* BEGIN DATA FOR THIS EXERCISE *

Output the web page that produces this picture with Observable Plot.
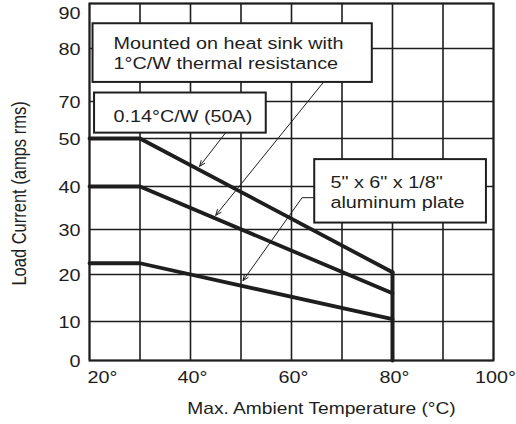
<!DOCTYPE html>
<html><head><meta charset="utf-8">
<script src="https://cdn.jsdelivr.net/npm/d3@7"></script>
<script src="https://cdn.jsdelivr.net/npm/@observablehq/plot@0.6"></script>
<style>
html,body{margin:0;padding:0;background:#fff;}
</style>
</head><body><div id="chart"></div>
<script>
// ---- data ----
const temps = [20, 30, 80];
const load50A = [50, 50, 20.5];
const loadHeatSink = [40, 40, 16];
const loadPlate = [22.5, 22.5, 10.5];
const cutoffTemp = [80, 80];
const cutoffLoad = [20.5, 0];

const xGridTicks = [20, 30, 40, 50, 60, 70, 80, 90, 100];
const xLabelTicks = [40, 60, 80, 100];
const xFirstTick = [20];
const yTicks = [0, 10, 20, 30, 40, 50, 70, 80, 90];
// the printed grid is uneven (no 60 line): heights of each labelled line above the 0 line
const yGridHeights = [0, 39, 86, 131, 174, 222, 259, 312, 357];

const boxText = ["Mounted on heat sink with\n1°C/W thermal resistance", "0.14°C/W (50A)", "5\" x 6\" x 1/8\"\naluminum plate"];
const boxX1 = [20.7, 21.0, 64.6];
const boxX2 = [76.0, 55.0, 98.6];
const boxY1 = [73.6, 52.9, 31.5];
const boxY2 = [85.5, 71.6, 45.6];
const textX = [24.75, 24.75, 67.7];
const textY = [79.3, 62.4, 38.9];

const arrowX1 = [66.3, 46.9, 62.1];
const arrowY1 = [73.6, 52.9, 37.4];
const arrowX2 = [45.0, 41.8, 50.4];
const arrowY2 = [33.3, 44.2, 18.7];
const leaderX1 = [64.6], leaderX2 = [62.1], leaderY = [37.4];

// ---- tables ----
const curves = [
  {name: "50A", loads: load50A},
  {name: "heatsink", loads: loadHeatSink},
  {name: "plate", loads: loadPlate}
].flatMap(c => temps.map((t, i) => ({series: c.name, t, v: c.loads[i]})));
const cutoff = cutoffTemp.map((t, i) => ({t, v: cutoffLoad[i]}));
const boxes = boxText.map((s, i) => ({s, x1: boxX1[i], x2: boxX2[i], y1: boxY1[i], y2: boxY2[i], tx: textX[i], ty: textY[i]}));
const arrows = arrowX1.map((x, i) => ({x1: x, y1: arrowY1[i], x2: arrowX2[i], y2: arrowY2[i]}));
const leaders = leaderX1.map((x, i) => ({x1: x, x2: leaderX2[i], y: leaderY[i]}));

const warp = d3.scaleLinear().domain(yTicks).range(yGridHeights);
const ink = "#1e1e1e";
const fs = 16.5;

const chart = Plot.plot({
  width: 516,
  height: 424,
  marginLeft: 89,
  marginRight: 23,
  marginTop: 3,
  marginBottom: 64,
  style: {fontFamily: "'Liberation Sans', Arial, sans-serif", fontSize: fs + "px", color: ink, background: "#fff"},
  x: {domain: [20, 100]},
  y: {domain: [0, 357], transform: warp},
  marks: [
    Plot.gridX(xGridTicks, {stroke: ink, strokeOpacity: 1, strokeWidth: 1.6}),
    Plot.gridY(yTicks, {stroke: ink, strokeOpacity: 1, strokeWidth: 1.6}),
    Plot.frame({stroke: ink, strokeWidth: 2}),
    Plot.axisX(xLabelTicks, {tickSize: 0, tickPadding: 11, tickFormat: d => d + "°", fontSize: fs, dx: 2, label: null}),
    Plot.axisX(xFirstTick, {tickSize: 0, tickPadding: 11, tickFormat: d => d + "°", fontSize: fs, textAnchor: "start", dx: -2, label: null}),
    Plot.axisY(yTicks.filter(d => d !== 90), {tickSize: 0, tickPadding: 9, fontSize: fs, dy: 1, label: null}),
    Plot.axisY([90], {tickSize: 0, tickPadding: 9, fontSize: fs, dy: 10, label: null}),
    Plot.line(curves, {x: "t", y: "v", z: "series", stroke: ink, strokeWidth: 3.8, strokeLinejoin: "miter"}),
    Plot.line(cutoff, {x: "t", y: "v", stroke: ink, strokeWidth: 4}),
    Plot.rect(boxes, {x1: "x1", x2: "x2", y1: "y1", y2: "y2", fill: "#fff", stroke: ink, strokeWidth: 2}),
    Plot.text(boxes, {x: "tx", y: "ty", text: "s", textAnchor: "start", lineAnchor: "middle", lineHeight: 1.25, fontSize: fs, fill: ink}),
    Plot.link(leaders, {x1: "x1", x2: "x2", y1: "y", y2: "y", stroke: ink, strokeWidth: 1}),
    Plot.arrow(arrows, {x1: "x1", y1: "y1", x2: "x2", y2: "y2", stroke: ink, strokeWidth: 1, headLength: 9, headAngle: 45}),
    Plot.text(["Max. Ambient Temperature (°C)"], {frameAnchor: "bottom", textAnchor: "middle", lineAnchor: "middle", dx: 30, dy: 48, fontSize: 16, fill: ink}),
    Plot.text(["Load Current (amps rms)"], {frameAnchor: "left", textAnchor: "middle", lineAnchor: "middle", rotate: -90, dx: -70, dy: 11.5, fontSize: fs, fill: ink})
  ]
});

// the printed artwork uses a horizontally wide face: widen every label along the page's x direction
d3.select(chart).selectAll("text").each(function () {
  const t = this.getAttribute("transform");
  if (!t) return;
  this.setAttribute("transform", t + (t.includes("rotate") ? " scale(1,1.2)" : " scale(1.2,1)"));
});

document.getElementById("chart").appendChild(chart);
</script>
</body></html>
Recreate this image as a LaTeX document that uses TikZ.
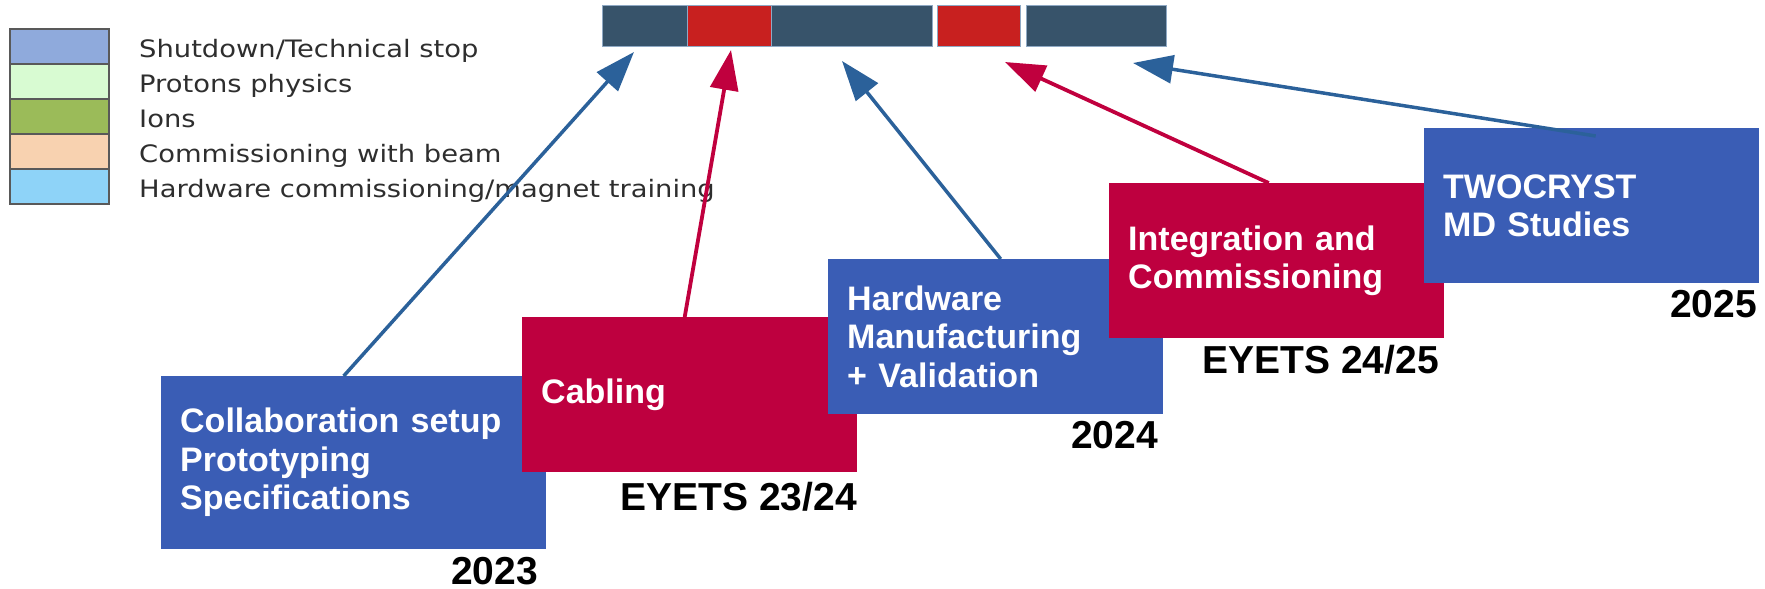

* END DATA FOR THIS EXERCISE *

▶ _DIRECTIONS FOR THIS TASK_
Leave out the pictures and restate, word for word, the lines from the top of the data through the line containing "259, 312, 357];", both included.

▶ _TASK ANSWER_
Output the web page that produces this picture with Observable Plot.
<!DOCTYPE html>
<html><head><meta charset="utf-8">
<script src="https://cdn.jsdelivr.net/npm/d3@7"></script>
<script src="https://cdn.jsdelivr.net/npm/@observablehq/plot@0.6"></script>
<style>
html,body{margin:0;padding:0;background:#fff;}
</style>
</head><body><div id="chart"></div>
<script>
// ---- data ----
const temps = [20, 30, 80];
const load50A = [50, 50, 20.5];
const loadHeatSink = [40, 40, 16];
const loadPlate = [22.5, 22.5, 10.5];
const cutoffTemp = [80, 80];
const cutoffLoad = [20.5, 0];

const xGridTicks = [20, 30, 40, 50, 60, 70, 80, 90, 100];
const xLabelTicks = [40, 60, 80, 100];
const xFirstTick = [20];
const yTicks = [0, 10, 20, 30, 40, 50, 70, 80, 90];
// the printed grid is uneven (no 60 line): heights of each labelled line above the 0 line
const yGridHeights = [0, 39, 86, 131, 174, 222, 259, 312, 357];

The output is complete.